Because for too many people, gambling leads not to a jackpot, but to debt, broken relationships, and even tragedy.

Across the UK, millions are affected by gambling harms each year. It’s estimated that one-person-a-day dies by gambling-related suicide. Children are growing up in households where gambling problems overshadow family life. And the rise of online slot machines available 24/7 on phones means that gambling is easier, faster, and riskier than ever before.

The gambling industry knows this. It profits from it. And for years, the absence of firm regulation has let them get away with it. Public safety has been put behind profits, with few wider economic benefits from the rise of online gambling.

In 2023, politicians from all parties agreed we needed a public health approach to gambling, and now the Labour Government must not quietly step back from that consensus.

As liberals, we believe adults should be free to gamble if they choose. But freedom also means freedom from harm.

Today, Liberal Democrat members have passed new policy to put public health at the heart of gambling regulation:

  • Creating a statutory, independent Gambling Ombudsman with real power.
     
  • Curbing the impact of gambling advertising, marketing, and sponsorship.
     
  • Enforcing affordability checks so no one can gamble beyond their means.
     
  • Giving local councils the same powers over regulating gambling venues as they have over pubs.
     
  • Regulating online ‘loot boxes’ as gambling.
     
  • Making online gambling companies pay their fair share by increasing remote gaming duty from 21% to 42%.

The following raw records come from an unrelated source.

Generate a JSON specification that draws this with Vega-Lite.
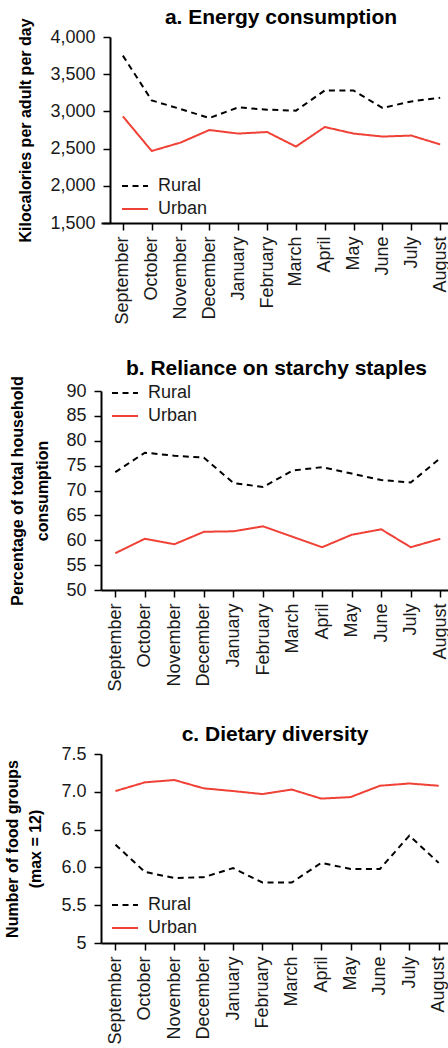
{
  "$schema": "https://vega.github.io/schema/vega-lite/v6.json",
  "padding": {"left": 3, "top": 6, "right": 0, "bottom": 0},
  "spacing": 32,
  "resolve": {"legend": {"color": "independent", "strokeDash": "independent"}},
  "config": {
    "font": "Liberation Sans",
    "view": {"stroke": null},
    "axis": {"domainColor": "black", "domainWidth": 2, "tickColor": "black", "tickWidth": 1.5, "tickSize": 7, "labelPadding": 7, "labelFontSize": 18, "labelColor": "#1a1a1a", "labelFont": "Liberation Sans", "titleFont": "Liberation Sans", "titleFontSize": 16, "titleFontWeight": "bold", "titleColor": "black", "grid": false},
    "axisX": {"labelPadding": 6},
    "legend": {"orient": "none", "title": null, "labelFontSize": 18, "labelFont": "Liberation Sans", "labelColor": "#1a1a1a", "labelOffset": 9, "symbolStrokeWidth": 2, "symbolSize": 676, "symbolType": "stroke", "rowPadding": -6},
    "title": {"fontSize": 21, "font": "Liberation Sans", "fontWeight": "bold", "color": "black"}
  },
  "datasets": {
    "a": [
      {"month": "September", "area": "Rural", "value": 3750},
      {"month": "October", "area": "Rural", "value": 3148},
      {"month": "November", "area": "Rural", "value": 3032},
      {"month": "December", "area": "Rural", "value": 2911},
      {"month": "January", "area": "Rural", "value": 3054},
      {"month": "February", "area": "Rural", "value": 3023},
      {"month": "March", "area": "Rural", "value": 3010},
      {"month": "April", "area": "Rural", "value": 3282},
      {"month": "May", "area": "Rural", "value": 3280},
      {"month": "June", "area": "Rural", "value": 3046},
      {"month": "July", "area": "Rural", "value": 3134},
      {"month": "August", "area": "Rural", "value": 3184},
      {"month": "September", "area": "Urban", "value": 2933},
      {"month": "October", "area": "Urban", "value": 2468},
      {"month": "November", "area": "Urban", "value": 2581},
      {"month": "December", "area": "Urban", "value": 2750},
      {"month": "January", "area": "Urban", "value": 2702},
      {"month": "February", "area": "Urban", "value": 2723},
      {"month": "March", "area": "Urban", "value": 2527},
      {"month": "April", "area": "Urban", "value": 2790},
      {"month": "May", "area": "Urban", "value": 2702},
      {"month": "June", "area": "Urban", "value": 2662},
      {"month": "July", "area": "Urban", "value": 2675},
      {"month": "August", "area": "Urban", "value": 2556}
    ],
    "b": [
      {"month": "September", "area": "Rural", "value": 73.7},
      {"month": "October", "area": "Rural", "value": 77.6},
      {"month": "November", "area": "Rural", "value": 77.0},
      {"month": "December", "area": "Rural", "value": 76.6},
      {"month": "January", "area": "Rural", "value": 71.5},
      {"month": "February", "area": "Rural", "value": 70.7},
      {"month": "March", "area": "Rural", "value": 74.0},
      {"month": "April", "area": "Rural", "value": 74.7},
      {"month": "May", "area": "Rural", "value": 73.4},
      {"month": "June", "area": "Rural", "value": 72.1},
      {"month": "July", "area": "Rural", "value": 71.6},
      {"month": "August", "area": "Rural", "value": 76.5},
      {"month": "September", "area": "Urban", "value": 57.4},
      {"month": "October", "area": "Urban", "value": 60.3},
      {"month": "November", "area": "Urban", "value": 59.2},
      {"month": "December", "area": "Urban", "value": 61.7},
      {"month": "January", "area": "Urban", "value": 61.8},
      {"month": "February", "area": "Urban", "value": 62.8},
      {"month": "March", "area": "Urban", "value": 60.7},
      {"month": "April", "area": "Urban", "value": 58.6},
      {"month": "May", "area": "Urban", "value": 61.1},
      {"month": "June", "area": "Urban", "value": 62.2},
      {"month": "July", "area": "Urban", "value": 58.6},
      {"month": "August", "area": "Urban", "value": 60.3}
    ],
    "c": [
      {"month": "September", "area": "Rural", "value": 6.30},
      {"month": "October", "area": "Rural", "value": 5.94},
      {"month": "November", "area": "Rural", "value": 5.86},
      {"month": "December", "area": "Rural", "value": 5.87},
      {"month": "January", "area": "Rural", "value": 5.99},
      {"month": "February", "area": "Rural", "value": 5.80},
      {"month": "March", "area": "Rural", "value": 5.80},
      {"month": "April", "area": "Rural", "value": 6.06},
      {"month": "May", "area": "Rural", "value": 5.98},
      {"month": "June", "area": "Rural", "value": 5.98},
      {"month": "July", "area": "Rural", "value": 6.42},
      {"month": "August", "area": "Rural", "value": 6.06},
      {"month": "September", "area": "Urban", "value": 7.01},
      {"month": "October", "area": "Urban", "value": 7.125},
      {"month": "November", "area": "Urban", "value": 7.156},
      {"month": "December", "area": "Urban", "value": 7.046},
      {"month": "January", "area": "Urban", "value": 7.01},
      {"month": "February", "area": "Urban", "value": 6.97},
      {"month": "March", "area": "Urban", "value": 7.03},
      {"month": "April", "area": "Urban", "value": 6.91},
      {"month": "May", "area": "Urban", "value": 6.93},
      {"month": "June", "area": "Urban", "value": 7.08},
      {"month": "July", "area": "Urban", "value": 7.11},
      {"month": "August", "area": "Urban", "value": 7.08}
    ]
  },
  "vconcat": [
    {
      "title": {"text": "a. Energy consumption", "dx": 5.5, "offset": -10},
      "width": 349, "height": 186,
      "data": {"name": "a"},
      "mark": {"type": "line", "strokeWidth": 2},
      "encoding": {
        "x": {"field": "month", "type": "ordinal", "sort": ["September","October","November","December","January","February","March","April","May","June","July","August"], "scale": {"type": "point", "padding": 0.549, "align": 0.69}, "axis": {"title": null, "labelAngle": -90}},
        "y": {"field": "value", "type": "quantitative", "scale": {"domain": [1500, 4000], "nice": false, "zero": false}, "axis": {"values": [1500, 2000, 2500, 3000, 3500, 4000], "format": ",d", "title": "Kilocalories per adult per day", "titleX": -77, "offset": -9, "labelPadding": 8}},
        "color": {"field": "area", "type": "nominal", "scale": {"domain": ["Rural", "Urban"], "range": ["black", "#ef4136"]}, "legend": {"legendX": 20, "legendY": 135}},
        "strokeDash": {"field": "area", "type": "nominal", "scale": {"domain": ["Rural", "Urban"], "range": [[6, 4.5], [1, 0]]}, "legend": {"legendX": 20, "legendY": 135}}
      }
    },
    {
      "title": {"text": "b. Reliance on starchy staples", "dx": 1, "offset": -3},
      "width": 349, "height": 199,
      "data": {"name": "b"},
      "mark": {"type": "line", "strokeWidth": 2},
      "encoding": {
        "x": {"field": "month", "type": "ordinal", "sort": ["September","October","November","December","January","February","March","April","May","June","July","August"], "scale": {"type": "point", "padding": 0.406, "align": 0.596}, "axis": {"title": null, "labelAngle": -90}},
        "y": {"field": "value", "type": "quantitative", "scale": {"domain": [50, 90], "nice": false, "zero": false}, "axis": {"values": [50, 55, 60, 65, 70, 75, 80, 85, 90], "title": ["Percentage of total household", "consumption"], "titleX": -76, "titleLineHeight": 25, "labelPadding": 8}},
        "color": {"field": "area", "type": "nominal", "scale": {"domain": ["Rural", "Urban"], "range": ["black", "#ef4136"]}, "legend": {"legendX": 10, "legendY": -12}},
        "strokeDash": {"field": "area", "type": "nominal", "scale": {"domain": ["Rural", "Urban"], "range": [[6, 4.5], [1, 0]]}, "legend": {"legendX": 10, "legendY": -12}}
      }
    },
    {
      "title": {"text": "c. Dietary diversity", "dx": -0.5, "offset": 0},
      "width": 349, "height": 189,
      "data": {"name": "c"},
      "mark": {"type": "line", "strokeWidth": 2},
      "encoding": {
        "x": {"field": "month", "type": "ordinal", "sort": ["September","October","November","December","January","February","March","April","May","June","July","August"], "scale": {"type": "point", "padding": 0.439, "align": 0.562}, "axis": {"title": null, "labelAngle": -90}},
        "y": {"field": "value", "type": "quantitative", "scale": {"domain": [5, 7.5], "nice": false, "zero": false}, "axis": {"values": [5, 5.5, 6, 6.5, 7, 7.5], "labelExpr": "datum.value == 5 ? '5' : format(datum.value, '.1f')", "title": ["Number of food groups", "(max = 12)"], "titleX": -81, "titleLineHeight": 23, "labelPadding": 8}},
        "color": {"field": "area", "type": "nominal", "scale": {"domain": ["Rural", "Urban"], "range": ["black", "#ef4136"]}, "legend": {"legendX": 10, "legendY": 137}},
        "strokeDash": {"field": "area", "type": "nominal", "scale": {"domain": ["Rural", "Urban"], "range": [[6, 4.5], [1, 0]]}, "legend": {"legendX": 10, "legendY": 137}}
      }
    }
  ]
}
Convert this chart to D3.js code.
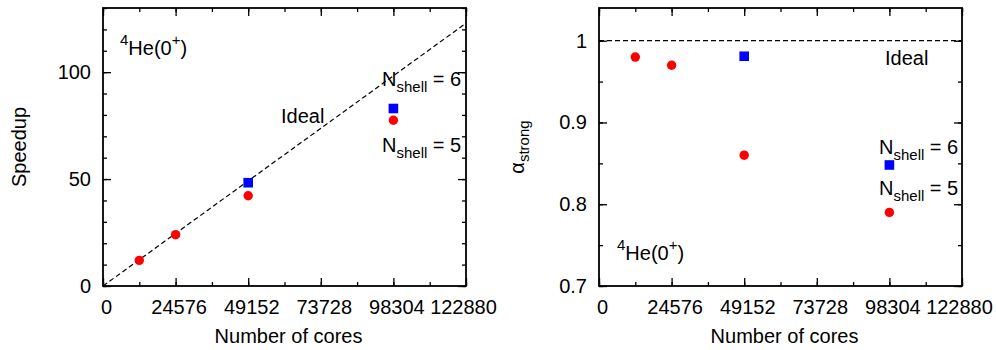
<!DOCTYPE html>
<meta charset="utf-8">
<style>
    body { margin: 0; background: #fff; }
    svg text { font-family: "Liberation Sans", Arial, Helvetica, sans-serif; fill: #000; }
    .tick line { stroke: #000; stroke-width: 1.3; }
    .frame { fill: none; stroke: #000; stroke-width: 1.8; }
</style>
<body>
<script src="https://cdn.jsdelivr.net/npm/d3@7"></script>
<script>

    var width = 996,
        height = 350;

    // data
    var cores = [12288, 24576, 49152, 98304];
    var speedup5 = [12, 24, 42.2, 77.5];
    var cores6 = [49152, 98304];
    var speedup6 = [48.3, 83];
    var alpha5 = [0.98, 0.97, 0.86, 0.79];
    var alpha6 = [0.981, 0.848];
    var xTicks = [0, 24576, 49152, 73728, 98304, 122880];
    var xMinor = d3.range(0, 122881, 12288);
    var speedTicks = [0, 50, 100];
    var speedMinor = d3.range(0, 131, 10);
    var alphaTicks = [0.7, 0.8, 0.9, 1];
    var alphaMinor = [0.7, 0.75, 0.8, 0.85, 0.9, 0.95, 1];
    var idealBase = 1000;

    var svg = d3.select("body").append("svg")
        .attr("width", width)
        .attr("height", height);

    var plotTop = 8, plotBottom = 286;

    function panel(left, right, yDomain, yTicks, yMinor, yFmt) {
        var x = d3.scaleLinear().domain([0, 122880]).range([left, right]);
        var y = d3.scaleLinear().domain(yDomain).range([plotBottom, plotTop]);

        var g = svg.append("g");

        // minor ticks all round
        g.append("g").attr("transform", "translate(0," + plotBottom + ")")
            .call(d3.axisBottom(x).tickValues(xMinor).tickSize(-4).tickSizeOuter(0).tickFormat(""));
        g.append("g").attr("transform", "translate(0," + plotTop + ")")
            .call(d3.axisTop(x).tickValues(xMinor).tickSize(-4).tickSizeOuter(0).tickFormat(""));
        g.append("g").attr("transform", "translate(" + left + ",0)")
            .call(d3.axisLeft(y).tickValues(yMinor).tickSize(-4).tickSizeOuter(0).tickFormat(""));
        g.append("g").attr("transform", "translate(" + right + ",0)")
            .call(d3.axisRight(y).tickValues(yMinor).tickSize(-4).tickSizeOuter(0).tickFormat(""));

        // major ticks
        var xAxis = g.append("g").attr("transform", "translate(0," + plotBottom + ")")
            .call(d3.axisBottom(x).tickValues(xTicks).tickSize(-8).tickSizeOuter(0).tickPadding(14).tickFormat(d3.format("d")));
        g.append("g").attr("transform", "translate(0," + plotTop + ")")
            .call(d3.axisTop(x).tickValues(xTicks).tickSize(-8).tickSizeOuter(0).tickFormat(""));
        g.append("g").attr("transform", "translate(" + left + ",0)")
            .call(d3.axisLeft(y).tickValues(yTicks).tickSize(-8).tickSizeOuter(0).tickPadding(12).tickFormat(yFmt));
        g.append("g").attr("transform", "translate(" + right + ",0)")
            .call(d3.axisRight(y).tickValues(yTicks).tickSize(-8).tickSizeOuter(0).tickFormat(""));

        g.selectAll(".domain").remove();
        g.selectAll(".tick text").attr("font-size", 20).attr("fill", "#000")
            .style("font-family", "'Liberation Sans', Arial, sans-serif");
        // last label sits a bit left, the others a bit right
        xAxis.selectAll("text").attr("dx", function (d, i) { return i == xTicks.length - 1 ? -3 : 3; });

        g.append("rect").attr("class", "frame")
            .attr("x", left).attr("y", plotTop)
            .attr("width", right - left).attr("height", plotBottom - plotTop);

        g.append("text").attr("x", (left + right) / 2 + 4).attr("y", 343)
            .attr("text-anchor", "middle").attr("font-size", 20)
            .text("Number of cores");

        return {x: x, y: y, g: g};
    }

    function circles(p, xs, ys) {
        p.g.selectAll(null).data(xs).enter().append("circle")
            .attr("cx", function (d) { return p.x(d); })
            .attr("cy", function (d, i) { return p.y(ys[i]); })
            .attr("r", 4.7)
            .attr("fill", "#ff0000");
    }

    function squares(p, xs, ys) {
        p.g.selectAll(null).data(xs).enter().append("rect")
            .attr("x", function (d) { return p.x(d) - 4.8; })
            .attr("y", function (d, i) { return p.y(ys[i]) - 4.8; })
            .attr("width", 9.6).attr("height", 9.6)
            .attr("fill", "#0000ff");
    }

    function heLabel(g, x, y) {
        var t = g.append("text").attr("x", x).attr("y", y).attr("font-size", 20);
        t.append("tspan").attr("font-size", 15).attr("dy", -10).text("4");
        t.append("tspan").attr("dy", 10).text("He(0");
        t.append("tspan").attr("font-size", 15).attr("dy", -10).text("+");
        t.append("tspan").attr("dy", 10).text(")");
    }

    function nLabel(g, x, y, n) {
        var t = g.append("text").attr("x", x).attr("y", y).attr("font-size", 20);
        t.append("tspan").text("N");
        t.append("tspan").attr("font-size", 15).attr("dy", 6).text("shell");
        t.append("tspan").attr("dy", -6).text(" = " + n);
    }

    // left panel: speedup
    var p1 = panel(103, 466, [0, 130], speedTicks, speedMinor, d3.format("d"));

    var line = d3.line()
        .x(function (d) { return p1.x(d); })
        .y(function (d) { return p1.y(d / idealBase); });
    p1.g.append("path")
        .datum([0, 122880])
        .attr("d", line)
        .attr("fill", "none")
        .attr("stroke", "#000")
        .attr("stroke-width", 1.2)
        .attr("stroke-dasharray", "5,3");

    circles(p1, cores, speedup5);
    squares(p1, cores6, speedup6);

    heLabel(p1.g, 120, 55);
    p1.g.append("text").attr("x", 281).attr("y", 123).attr("font-size", 20).text("Ideal");
    nLabel(p1.g, 382, 86, 6);
    nLabel(p1.g, 382, 152, 5);

    p1.g.append("text")
        .attr("transform", "translate(26,147) rotate(-90)")
        .attr("text-anchor", "middle").attr("font-size", 20)
        .text("Speedup");

    // right panel: alpha strong
    var p2 = panel(599, 962, [0.7, 1.04], alphaTicks, alphaMinor, function (d) { return d == 1 ? "1" : d3.format(".1f")(d); });

    p2.g.append("line")
        .attr("x1", p2.x(0)).attr("x2", p2.x(122880))
        .attr("y1", p2.y(1)).attr("y2", p2.y(1))
        .attr("stroke", "#000")
        .attr("stroke-width", 1.2)
        .attr("stroke-dasharray", "5,3");

    circles(p2, cores, alpha5);
    squares(p2, cores6, alpha6);

    heLabel(p2.g, 617, 260);
    p2.g.append("text").attr("x", 885).attr("y", 65).attr("font-size", 20).text("Ideal");
    nLabel(p2.g, 879, 154, 6);
    nLabel(p2.g, 879, 195, 5);

    var yl = p2.g.append("text")
        .attr("transform", "translate(524,147) rotate(-90)")
        .attr("text-anchor", "middle").attr("font-size", 20);
    yl.append("tspan").text("α");
    yl.append("tspan").attr("font-size", 15).attr("dy", 5).text("strong");

</script>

The scale of the problem is clear: 1 in 40 people experience problem gambling, including 1 in 66 11–17-year-olds; and more than three million adults are harmed by someone else’s gambling. The cost to society is as high as £1.77 billion a year - and the human cost is far greater.

These reforms would not only save lives, they’d raise hundreds of millions of pounds to help fund NHS treatment for gambling addiction and prevent future harm.

The gambling industry has had a free pass for too long. Liberal Democrats will hold them to account and put people before profits, so that gambling in the UK can be safe, fair, and free from harm.